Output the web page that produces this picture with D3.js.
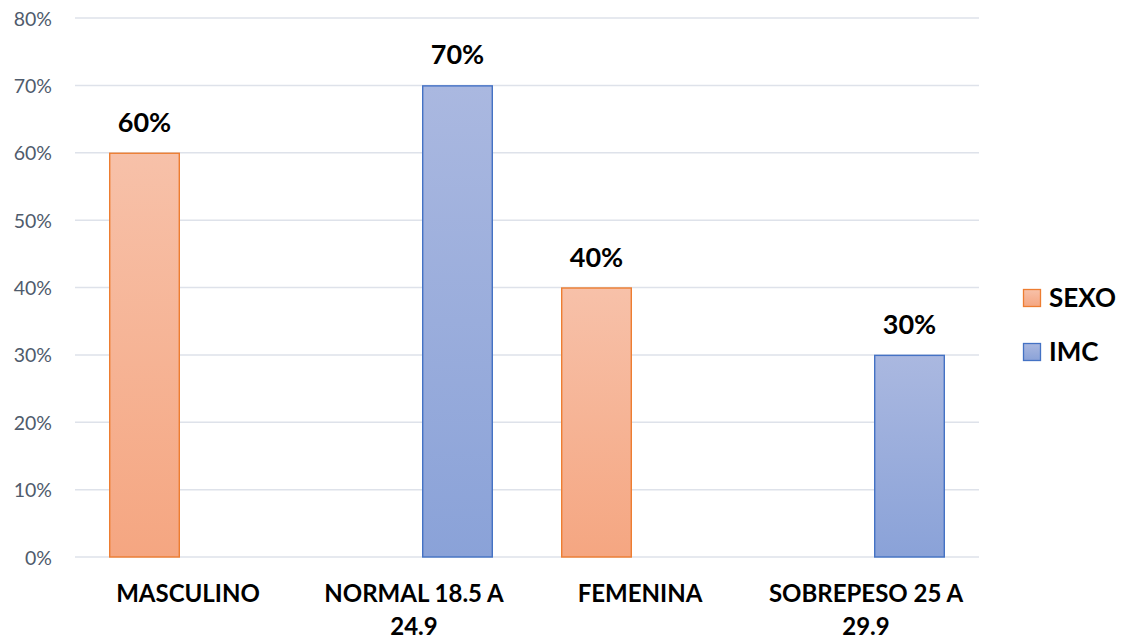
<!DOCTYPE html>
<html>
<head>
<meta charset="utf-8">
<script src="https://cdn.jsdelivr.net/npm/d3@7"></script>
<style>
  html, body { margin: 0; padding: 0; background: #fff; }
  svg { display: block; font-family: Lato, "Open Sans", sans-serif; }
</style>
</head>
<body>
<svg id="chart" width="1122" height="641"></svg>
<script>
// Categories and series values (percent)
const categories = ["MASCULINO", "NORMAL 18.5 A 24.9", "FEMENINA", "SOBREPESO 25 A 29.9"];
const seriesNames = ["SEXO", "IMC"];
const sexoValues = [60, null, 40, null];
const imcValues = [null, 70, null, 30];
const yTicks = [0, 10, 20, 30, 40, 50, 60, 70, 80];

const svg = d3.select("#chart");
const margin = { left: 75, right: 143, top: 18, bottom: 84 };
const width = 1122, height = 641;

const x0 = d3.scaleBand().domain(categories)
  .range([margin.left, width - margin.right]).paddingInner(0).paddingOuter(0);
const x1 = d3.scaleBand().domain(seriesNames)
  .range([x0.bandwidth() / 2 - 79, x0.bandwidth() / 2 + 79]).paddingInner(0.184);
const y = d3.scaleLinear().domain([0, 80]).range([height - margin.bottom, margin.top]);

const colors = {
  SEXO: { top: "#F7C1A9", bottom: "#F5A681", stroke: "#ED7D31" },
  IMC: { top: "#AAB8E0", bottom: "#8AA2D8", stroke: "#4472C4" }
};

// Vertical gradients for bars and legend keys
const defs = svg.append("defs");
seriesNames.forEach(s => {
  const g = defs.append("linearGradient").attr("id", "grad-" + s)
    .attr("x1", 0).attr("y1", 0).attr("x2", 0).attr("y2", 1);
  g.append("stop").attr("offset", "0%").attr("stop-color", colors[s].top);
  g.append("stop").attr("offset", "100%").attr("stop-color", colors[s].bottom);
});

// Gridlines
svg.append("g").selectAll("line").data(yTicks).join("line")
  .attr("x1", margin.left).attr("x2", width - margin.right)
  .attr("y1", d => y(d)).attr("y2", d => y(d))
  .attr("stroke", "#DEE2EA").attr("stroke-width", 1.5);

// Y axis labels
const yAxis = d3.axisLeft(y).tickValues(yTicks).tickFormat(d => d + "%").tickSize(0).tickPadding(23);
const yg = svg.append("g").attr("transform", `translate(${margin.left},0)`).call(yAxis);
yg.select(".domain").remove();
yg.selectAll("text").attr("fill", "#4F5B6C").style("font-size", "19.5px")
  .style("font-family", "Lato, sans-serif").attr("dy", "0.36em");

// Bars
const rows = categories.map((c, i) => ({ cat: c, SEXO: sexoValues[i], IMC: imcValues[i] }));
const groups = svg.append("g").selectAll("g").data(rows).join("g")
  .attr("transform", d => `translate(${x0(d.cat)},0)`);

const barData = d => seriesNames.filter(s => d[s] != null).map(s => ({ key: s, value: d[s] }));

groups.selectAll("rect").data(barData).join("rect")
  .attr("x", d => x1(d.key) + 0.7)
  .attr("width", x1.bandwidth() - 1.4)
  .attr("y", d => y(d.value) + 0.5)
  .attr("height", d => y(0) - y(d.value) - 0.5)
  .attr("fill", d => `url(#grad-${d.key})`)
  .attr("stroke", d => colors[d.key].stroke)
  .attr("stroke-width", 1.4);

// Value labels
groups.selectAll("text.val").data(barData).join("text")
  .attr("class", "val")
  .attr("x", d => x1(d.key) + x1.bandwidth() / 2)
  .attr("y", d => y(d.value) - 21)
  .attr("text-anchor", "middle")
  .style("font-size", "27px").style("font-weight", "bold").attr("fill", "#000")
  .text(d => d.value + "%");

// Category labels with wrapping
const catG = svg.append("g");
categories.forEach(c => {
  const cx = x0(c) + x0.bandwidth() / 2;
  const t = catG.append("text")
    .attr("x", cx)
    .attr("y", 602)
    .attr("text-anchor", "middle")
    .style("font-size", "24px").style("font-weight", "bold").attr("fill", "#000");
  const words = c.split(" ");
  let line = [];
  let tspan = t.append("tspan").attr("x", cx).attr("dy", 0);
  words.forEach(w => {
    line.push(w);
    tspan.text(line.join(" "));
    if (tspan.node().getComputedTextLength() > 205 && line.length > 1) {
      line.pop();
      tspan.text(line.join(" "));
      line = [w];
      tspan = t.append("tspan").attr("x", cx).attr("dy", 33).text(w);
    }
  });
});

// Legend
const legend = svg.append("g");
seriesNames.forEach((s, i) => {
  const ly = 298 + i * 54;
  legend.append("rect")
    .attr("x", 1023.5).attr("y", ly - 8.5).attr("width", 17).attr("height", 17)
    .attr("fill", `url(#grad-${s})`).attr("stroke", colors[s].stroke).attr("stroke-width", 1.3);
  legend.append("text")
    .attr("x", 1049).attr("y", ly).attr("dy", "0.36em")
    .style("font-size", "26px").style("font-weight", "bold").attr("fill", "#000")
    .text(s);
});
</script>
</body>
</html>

■ **Description of the task**: Exactly as they appear, print the lines of the listing above from its first line through the line that contains "60, 70, 80];", minus the pictures.

■ **Exercise answer**:
Output the web page that produces this picture with D3.js.
<!DOCTYPE html>
<html>
<head>
<meta charset="utf-8">
<script src="https://cdn.jsdelivr.net/npm/d3@7"></script>
<style>
  html, body { margin: 0; padding: 0; background: #fff; }
  svg { display: block; font-family: Lato, "Open Sans", sans-serif; }
</style>
</head>
<body>
<svg id="chart" width="1122" height="641"></svg>
<script>
// Categories and series values (percent)
const categories = ["MASCULINO", "NORMAL 18.5 A 24.9", "FEMENINA", "SOBREPESO 25 A 29.9"];
const seriesNames = ["SEXO", "IMC"];
const sexoValues = [60, null, 40, null];
const imcValues = [null, 70, null, 30];
const yTicks = [0, 10, 20, 30, 40, 50, 60, 70, 80];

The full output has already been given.